> RECORDED INFORMATION
··········

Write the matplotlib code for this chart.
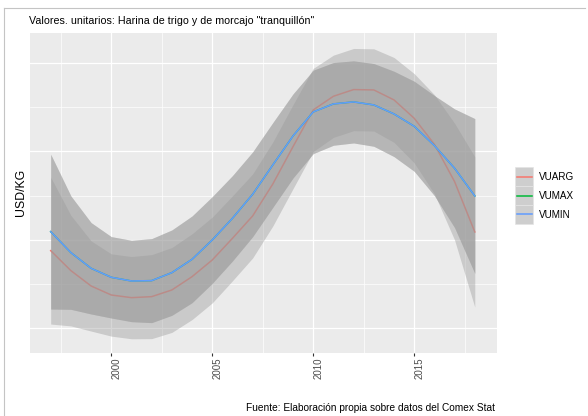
# Valores unitarios: harina de trigo y morcajo - loess smooths with ribbons
import matplotlib
matplotlib.use('Agg')
import matplotlib.pyplot as plt
from matplotlib.lines import Line2D
from matplotlib.patches import Rectangle

plt.rcParams['font.family'] = ['Liberation Sans', 'DejaVu Sans']

# data (y axis has no labels, so units are relative)
years = list(range(1997, 2019))
vuarg_fit = [1.756, 1.304, 0.957, 0.753, 0.693, 0.716, 0.867, 1.168, 1.545, 2.035, 2.541,
             3.265, 4.109, 4.939, 5.248, 5.399, 5.391, 5.165, 4.750, 4.162, 3.317, 2.179]
vuarg_se = [1.66, 1.25, 1.02, 0.93, 0.93, 0.95, 0.96, 0.97, 0.97, 0.96, 0.95,
            0.95, 0.95, 0.94, 0.93, 0.93, 0.93, 0.96, 1.01, 1.12, 1.32, 1.70]
vumin_fit = [2.186, 1.711, 1.357, 1.153, 1.070, 1.078, 1.259, 1.560, 1.998, 2.488, 3.031,
             3.695, 4.351, 4.894, 5.075, 5.120, 5.052, 4.848, 4.569, 4.132, 3.619, 2.993]
vumin_se = [1.750, 1.282, 1.033, 0.920, 0.920, 0.950, 0.965, 0.980, 0.980, 0.965, 0.958,
            0.958, 0.950, 0.943, 0.935, 0.928, 0.935, 0.965, 1.018, 1.131, 1.342, 1.750]
# VUMAX sits exactly under VUMIN in the picture (its line is hidden)
vumax_fit = list(vumin_fit)
vumax_se = list(vumin_se)

series = ['VUARG', 'VUMAX', 'VUMIN']
colors = ['#F8766D', '#00BA38', '#619CFF']
fits = [vuarg_fit, vumax_fit, vumin_fit]
ses = [vuarg_se, vumax_se, vumin_se]

W, H = 588, 416


def fx(x):
    return x / W


def fy(y):
    return 1 - y / H


fig = plt.figure(figsize=(W / 100, H / 100), dpi=100)
ax = fig.add_axes([fx(29.5), fy(352.7), (497 - 29.5) / W, (352.7 - 32.5) / H])
ax.set_facecolor('#EBEBEB')
for s in ax.spines.values():
    s.set_visible(False)

for fit, se, col in zip(fits, ses, colors):
    lo = [f - e for f, e in zip(fit, se)]
    hi = [f + e for f, e in zip(fit, se)]
    ax.fill_between(years, lo, hi, color='#999999', alpha=0.4, lw=0, zorder=2)
    ax.plot(years, fit, color=col, lw=1.1, zorder=2)

ax.set_xlim(1995.95, 2019.1)
ax.set_ylim(-0.552, 6.69)
ax.set_xticks([2000, 2005, 2010, 2015])
ax.set_xticks([1997.5, 2002.5, 2007.5, 2012.5, 2017.5], minor=True)
ax.set_yticks([0, 2, 4, 6])
ax.set_yticks([1, 3, 5], minor=True)
ax.set_axisbelow(True)
ax.grid(which='major', color='white', lw=0.9)
ax.grid(which='minor', color='white', lw=0.5)
ax.tick_params(axis='x', which='major', length=2.2, width=0.8, color='#333333',
               pad=1.5, labelsize=7, labelcolor='#4D4D4D')
ax.tick_params(axis='x', which='minor', length=0)
ax.tick_params(axis='y', which='both', left=False, labelleft=False)
plt.setp(ax.get_xticklabels(), rotation=90, ha='left')

# texts
fig.text(fx(29), fy(21.5), 'Valores. unitarios: Harina de trigo y de morcajo "tranquillón"',
         fontsize=7.7, ha='left', va='center')
fig.text(fx(20.7), fy(192.6), 'USD/KG', fontsize=8.8, rotation=90, ha='center', va='center')
fig.text(fx(495.5), fy(408), 'Fuente: Elaboración propia sobre datos del Comex Stat',
         fontsize=7.3, ha='right', va='center')

# legend drawn by hand (ggplot style keys)
key_top = [167, 186, 205]
key_h = [19, 19, 18.5]
for name, col, kt, kh in zip(series, colors, key_top, key_h):
    fig.add_artist(Rectangle((fx(515), fy(kt + kh)), 18.3 / W, kh / H,
                             transform=fig.transFigure, facecolor='#CECECE',
                             edgecolor='#E4E4E4', lw=0.5))
    yc = kt + kh / 2
    fig.add_artist(Line2D([fx(516.5), fx(531.5)], [fy(yc), fy(yc)],
                          transform=fig.transFigure, color=col, lw=1.1))
    fig.text(fx(539), fy(yc + 0.8), name, fontsize=7.1, ha='left', va='center')

# outer frame of the screenshot
fig.add_artist(Line2D([fx(4), fx(4)], [fy(8), fy(416)], transform=fig.transFigure,
                      color='#C4C4C4', lw=0.8))
fig.add_artist(Line2D([fx(4), fx(585)], [fy(8), fy(8)], transform=fig.transFigure,
                      color='#C4C4C4', lw=0.8))

fig.savefig('out.png', dpi=100, facecolor='white')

··········

> EXERCISE DIRECTIONS
Identify and list each line with the word "chart".

> RESPONSE TO THE TASK
Write the matplotlib code for this chart.

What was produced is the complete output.